Our circumstances fit quite well with Jesus’ assessment of His own situation in today Gospel.  “A prophet is not without honor except in his native place and among his own kin and in his own house.”  Jesus is asking the question, “To whom to you give your primary allegiance?”

Humans are group animals, tribal people by nature.  Sometimes we’re even like a pack of animals that just follow the most bombastic or intimidating voices.  We are socialized in tribal families and learn how to maneuver and manipulate.  How to do ‘the dance.’  This becomes our normal.  How to get what we want, or think we need, with the minimum of vulnerability. 

We can extend this maneuvering and divided allegiance motif to our national ethos of the ‘American Dream.’  America is the place where the ideal is everyone can do whatever they want, can ‘identify’ anyway they want and somehow, miraculously, we will all be united.  That’s not working.  We have created a sort of mirage which is still very appealing to many.  Despite our alleged white racist structure we are still one of the premier destinations for the world’s desperate and suffering people including people of color who are escaping their home countries of color because they are treated so poorly.  Yet despite all the messiness, ambiguity and hypocrisy we are still all created in God’s image and likeness.  God loves us all the same.

In our more idealistic founding documents we even claim to be ‘one nation under God’, having ultimate allegiance to a Divine law, a Truth that is ‘self-evident’.  It seems that 2021 is an especially important time to revisit what this Divine law is all about.  The Catholic Church has libraries full of guidance on how to follow the Divine Law, but we must also untangle ourselves from the dance of the tribe and the self-centered pursuits of an elusive American Dream.

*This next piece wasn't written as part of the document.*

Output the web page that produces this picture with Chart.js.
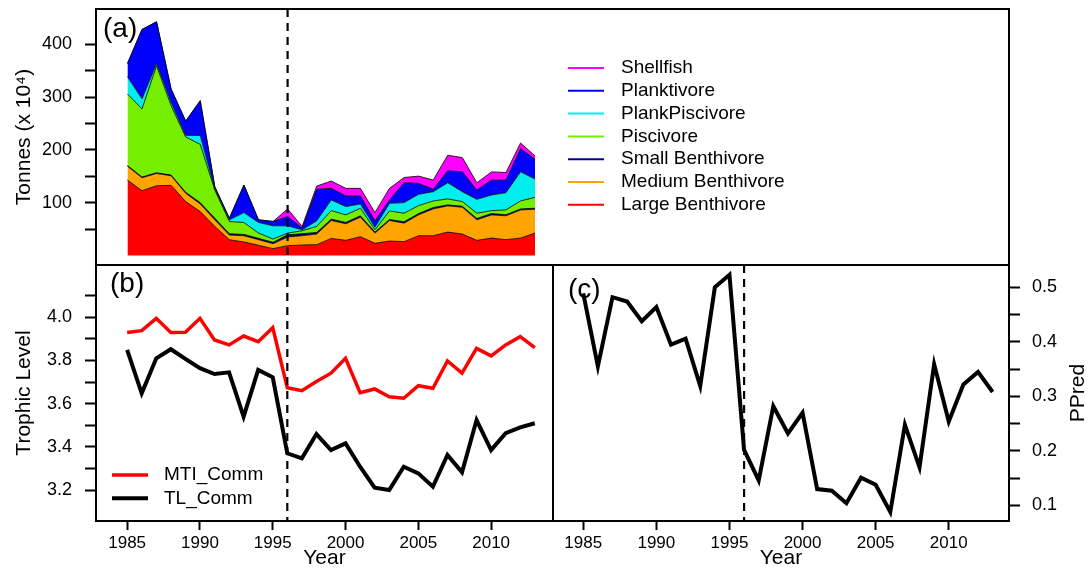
<!DOCTYPE html>
<html>
<head>
<meta charset="utf-8">
<title>Catch composition and trophic indices, 1985-2013</title>
<script src="https://cdn.jsdelivr.net/npm/chart.js@4.4.0/dist/chart.umd.min.js"></script>
<style>
  html, body { margin: 0; padding: 0; background: #fff; }
  #wrap { position: relative; width: 1091px; height: 571px; }
  #wrap canvas { position: absolute; left: 0; top: 0; }
</style>
</head>
<body>
<div id="wrap">
  <canvas id="catchChart" width="1091" height="571"></canvas>
  <canvas id="trophicChart" width="1091" height="571"></canvas>
  <canvas id="predChart" width="1091" height="571"></canvas>
</div>
<script>
// 年份
const years = [1985, 1986, 1987, 1988, 1989, 1990, 1991, 1992, 1993, 1994,
    1995, 1996, 1997, 1998, 1999, 2000, 2001, 2002, 2003, 2004,
    2005, 2006, 2007, 2008, 2009, 2010, 2011, 2012, 2013];

// (a) 各功能群渔获量 (x 10^4 吨)
const largeBenthivore = [142.9, 122.8, 132.2, 132.8, 102.1, 83.2, 55.0, 29.9, 25.5, 19.3,
    13.0, 18.6, 19.9, 20.5, 32.4, 28.7, 35.6, 23.0, 27.4, 26.2,
    37.5, 37.5, 44.4, 40.6, 28.7, 33.0, 30.0, 33.0, 42.5];
const mediumBenthivore = [26.3, 24.5, 23.2, 18.2, 15.7, 14.4, 12.5, 8.8, 11.9, 10.7,
    9.4, 16.3, 17.6, 20.1, 33.9, 31.4, 37.0, 19.4, 38.9, 35.1,
    39.5, 50.8, 49.6, 50.8, 38.9, 43.9, 45.2, 53.3, 45.2];
const smallBenthivore = [1.3, 1.3, 1.3, 1.3, 1.9, 2.5, 3.1, 2.5, 2.5, 2.5,
    2.5, 4.4, 3.8, 3.1, 2.5, 2.5, 2.5, 1.9, 1.9, 2.5,
    2.5, 2.5, 1.9, 1.9, 2.5, 2.5, 1.9, 1.9, 1.9];
const piscivore = [135.5, 129.2, 202.6, 131.7, 104.8, 110.4, 53.3, 23.2, 22.6, 10.0,
    6.3, 3.1, 5.6, 11.3, 16.3, 14.4, 14.4, 4.4, 16.3, 16.3,
    15.1, 12.5, 11.3, 8.8, 10.0, 5.6, 9.4, 15.1, 20.7];
const plankPiscivore = [32.6, 18.8, 4.4, 6.3, 3.1, 16.9, 3.1, 3.1, 18.8, 20.1,
    25.1, 13.8, 1.9, 10.7, 20.1, 15.7, 8.2, 5.0, 14.4, 20.1,
    21.3, 17.6, 30.7, 18.8, 26.3, 29.5, 32.6, 55.2, 34.5];
const planktivore = [25.1, 131.7, 79.0, 25.1, 27.0, 65.9, 3.1, 3.1, 52.1, 5.0,
    8.2, 17.6, 3.1, 59.6, 22.0, 20.1, 15.1, 11.9, 6.3, 37.6,
    20.7, 4.4, 22.6, 37.6, 17.6, 28.2, 23.8, 43.9, 37.6];
const shellfish = [0, 0, 0, 0, 0, 0, 0, 0, 0, 0,
    0, 14.4, 3.1, 6.3, 13.8, 14.4, 14.4, 15.7, 22.0, 10.0,
    13.8, 17.6, 29.5, 27.0, 13.8, 15.7, 14.4, 10.7, 6.3];

// (b) 营养级指数
const mtiComm = [3.929, 3.938, 3.995, 3.929, 3.930, 3.995, 3.895, 3.872, 3.913, 3.887,
    3.952, 3.674, 3.660, 3.702, 3.741, 3.810, 3.651, 3.668, 3.632, 3.625,
    3.683, 3.671, 3.798, 3.741, 3.856, 3.821, 3.872, 3.910, 3.859];
const tlComm = [3.849, 3.648, 3.810, 3.852, 3.807, 3.764, 3.737, 3.745, 3.540, 3.756,
    3.722, 3.370, 3.347, 3.459, 3.385, 3.416, 3.308, 3.211, 3.200, 3.308,
    3.277, 3.215, 3.362, 3.282, 3.524, 3.385, 3.463, 3.490, 3.509];

// (c) 捕食者比例
const pPred = [0.489, 0.355, 0.482, 0.474, 0.438, 0.464, 0.395, 0.406, 0.319, 0.500,
    0.523, 0.202, 0.146, 0.282, 0.232, 0.270, 0.130, 0.127, 0.104, 0.151,
    0.138, 0.088, 0.248, 0.170, 0.359, 0.254, 0.322, 0.345, 0.308];

// 刻度
const tonnesTicks = [50, 100, 150, 200, 250, 300, 350, 400];
const tonnesLabels = [100, 200, 300, 400];
const trophicTicks = [3.2, 3.3, 3.4, 3.5, 3.6, 3.7, 3.8, 3.9, 4.0, 4.1];
const trophicLabels = [3.2, 3.4, 3.6, 3.8, 4.0];
const predTicks = [0.1, 0.15, 0.2, 0.25, 0.3, 0.35, 0.4, 0.45, 0.5];
const predLabels = [0.1, 0.2, 0.3, 0.4, 0.5];
const yearTicks = [1985, 1990, 1995, 2000, 2005, 2010];
const shiftYear = 1996;

// 功能群（自下而上堆叠）
const groupNames = ['Large Benthivore', 'Medium Benthivore', 'Small Benthivore',
    'Piscivore', 'PlankPiscivore', 'Planktivore', 'Shellfish'];
const groupValues = [largeBenthivore, mediumBenthivore, smallBenthivore,
    piscivore, plankPiscivore, planktivore, shellfish];
const groupColors = ['#ff0000', '#ffa500', '#00008b', '#76ee00', '#00eeee', '#0000ff', '#ff00ff'];

const FONT = "'Liberation Sans', Arial, sans-serif";
Chart.defaults.font.family = FONT;
Chart.defaults.color = '#000';
Chart.defaults.animation = false;
Chart.defaults.events = [];
Chart.defaults.plugins.legend.display = false;
Chart.defaults.plugins.tooltip.enabled = false;

function toPoints(values) {
    return values.map((v, i) => ({ x: years[i], y: v }));
}

function fixedTicks(list) {
    return function(scale) {
        scale.ticks = list.map(v => ({ value: v }));
    };
}

function labelIf(list, digits) {
    return function(v) {
        return list.some(l => Math.abs(l - v) < 1e-9) ? v.toFixed(digits) : '';
    };
}

// 固定纵轴宽度，去掉标签带来的额外留白
function fixWidth(w) {
    return function(s) {
        s.width = w;
        s.paddingTop = 0;
        s.paddingBottom = 0;
    };
}

// 坐标轴公共样式
function axisStyle(extra) {
    return Object.assign({
        border: { display: false },
        grid: { drawOnChartArea: false, tickLength: 11, tickWidth: 2, tickColor: '#000' }
    }, extra);
}

function yearAxis(min, max) {
    return {
        type: 'linear',
        min: min,
        max: max,
        afterFit: s => { s.height = 50; s.paddingLeft = 0; s.paddingRight = 0; },
        afterBuildTicks: fixedTicks(yearTicks),
        border: { display: false },
        grid: { drawOnChartArea: false, tickLength: 9, tickWidth: 2, tickColor: '#000' },
        ticks: { padding: 3, font: { size: 17 }, autoSkip: false, maxRotation: 0, callback: v => String(v) },
        title: { display: true, text: 'Year', font: { size: 21 }, padding: { top: 0, bottom: 0 } }
    };
}

// 边框、1996 分界虚线、面板编号
const panelFrame = {
    id: 'panelFrame',
    afterDatasetsDraw(chart, args, opts) {
        const { ctx, chartArea: a, scales } = chart;
        const x = scales.x.getPixelForValue(shiftYear);
        ctx.save();
        ctx.strokeStyle = '#000';
        ctx.lineWidth = 2.2;
        ctx.setLineDash([8, 6]);
        ctx.beginPath();
        ctx.moveTo(x, a.top);
        ctx.lineTo(x, a.bottom);
        ctx.stroke();
        ctx.setLineDash([]);
        ctx.lineWidth = 2;
        ctx.strokeRect(a.left, a.top, a.right - a.left, a.bottom - a.top);
        ctx.fillStyle = '#000';
        ctx.font = '28px ' + FONT;
        ctx.textBaseline = 'middle';
        ctx.fillText(opts.label, opts.labelX, opts.labelY);
        if (opts.sideTitle) {
            ctx.translate(opts.sideTitle.x, opts.sideTitle.y);
            ctx.rotate(-Math.PI / 2);
            ctx.textAlign = 'center';
            ctx.font = '21px ' + FONT;
            ctx.fillText(opts.sideTitle.text, 0, 0);
        }
        ctx.restore();
    }
};

// 图例（线段 + 文字）
const lineKey = {
    id: 'lineKey',
    afterDraw(chart, args, opts) {
        const ctx = chart.ctx;
        const sets = chart.data.datasets.slice();
        if (opts.reverse) sets.reverse();
        ctx.save();
        ctx.font = '19px ' + FONT;
        ctx.textBaseline = 'middle';
        sets.forEach((ds, i) => {
            const y = opts.top + i * opts.step;
            ctx.strokeStyle = ds[opts.colorFrom];
            ctx.lineWidth = opts.lineWidth || ds.borderWidth;
            ctx.beginPath();
            ctx.moveTo(opts.x0, y);
            ctx.lineTo(opts.x1, y);
            ctx.stroke();
            ctx.fillStyle = '#000';
            ctx.fillText(ds.label, opts.textX, y);
        });
        ctx.restore();
    }
};

// (a) 堆叠面积图
new Chart(document.getElementById('catchChart'), {
    type: 'line',
    data: {
        datasets: groupNames.map((name, i) => ({
            label: name,
            data: toPoints(groupValues[i]),
            backgroundColor: groupColors[i],
            borderColor: '#000',
            borderWidth: 0.8,
            pointRadius: 0,
            tension: 0,
            fill: i === 0 ? 'origin' : '-1'
        }))
    },
    options: {
        responsive: false,
        layout: { padding: { left: 0, top: 9, right: 82, bottom: 306 } },
        scales: {
            x: { type: 'linear', min: 1982.84, max: 2045.55, display: false },
            y: axisStyle({
                stacked: true,
                min: -18,
                max: 467,
                afterFit: fixWidth(96),
                afterBuildTicks: fixedTicks(tonnesTicks),
                ticks: { padding: 13, font: { size: 18 }, autoSkip: false, callback: labelIf(tonnesLabels, 0) },
                title: { display: true, text: 'Tonnes (x 10⁴)', font: { size: 21 }, padding: { top: 12, bottom: 0 } }
            })
        },
        plugins: {
            panelFrame: { label: '(a)', labelX: 103, labelY: 29 },
            lineKey: { reverse: true, colorFrom: 'backgroundColor', lineWidth: 2,
                x0: 568, x1: 604, textX: 621, top: 68, step: 22.8 }
        }
    },
    plugins: [panelFrame, lineKey]
});

// (b) 营养级
new Chart(document.getElementById('trophicChart'), {
    type: 'line',
    data: {
        datasets: [{
            label: 'MTI_Comm',
            data: toPoints(mtiComm),
            borderColor: '#ff0000',
            borderWidth: 3.5,
            pointRadius: 0,
            tension: 0
        }, {
            label: 'TL_Comm',
            data: toPoints(tlComm),
            borderColor: '#000',
            borderWidth: 4,
            pointRadius: 0,
            tension: 0
        }]
    },
    options: {
        responsive: false,
        layout: { padding: { left: 0, top: 265, right: 538, bottom: 0 } },
        scales: {
            x: yearAxis(1982.86, 2014.25),
            y: axisStyle({
                min: 3.0565,
                max: 4.242,
                afterFit: fixWidth(96),
                afterBuildTicks: fixedTicks(trophicTicks),
                ticks: { padding: 13, font: { size: 18 }, autoSkip: false, callback: labelIf(trophicLabels, 1) },
                title: { display: true, text: 'Trophic Level', font: { size: 21 }, padding: { top: 12, bottom: 0 } }
            })
        },
        plugins: {
            panelFrame: { label: '(b)', labelX: 110, labelY: 284 },
            lineKey: { colorFrom: 'borderColor', x0: 112, x1: 148, textX: 164, top: 475, step: 23.3 }
        }
    },
    plugins: [panelFrame, lineKey]
});

// (c) PPred
new Chart(document.getElementById('predChart'), {
    type: 'line',
    data: {
        datasets: [{
            label: 'PPred',
            data: toPoints(pPred),
            borderColor: '#000',
            borderWidth: 4,
            pointRadius: 0,
            tension: 0
        }]
    },
    options: {
        responsive: false,
        layout: { padding: { left: 553, top: 265, right: 0, bottom: 0 } },
        scales: {
            x: yearAxis(1982.93, 2014.12),
            y: axisStyle({
                position: 'right',
                min: 0.0715,
                max: 0.541,
                afterFit: fixWidth(82),
                afterBuildTicks: fixedTicks(predTicks),
                ticks: { padding: 12, font: { size: 18 }, autoSkip: false, callback: labelIf(predLabels, 1) }
            })
        },
        plugins: {
            panelFrame: { label: '(c)', labelX: 568, labelY: 290,
                sideTitle: { text: 'PPred', x: 1078, y: 393 } }
        }
    },
    plugins: [panelFrame]
});
</script>
</body>
</html>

If we want miracles, AND WE DO NEED THEM, we have to put God first.  Since we are currently following the Gospel of Mark in our Sunday liturgies, it might be a good time to read through the whole Gospel of Mark in a just a few sittings.  It’s the shortest one; only about 16 chapters.  Once you get started it’s hard to put it down.  If you are on vacation and MAYBE forgot your Bible, you can even pull it up on your little divinely inspired hand-held device.

By our baptism we too, like Ezekiel, are called to be prophets, to eat this WORD and digest it.  To become what we eat. We too are called to minister to a rebellious people.  Let us now continue with the miracle of the Eucharistic celebration with a new commitment to actually becoming one body, one spirit in Christ.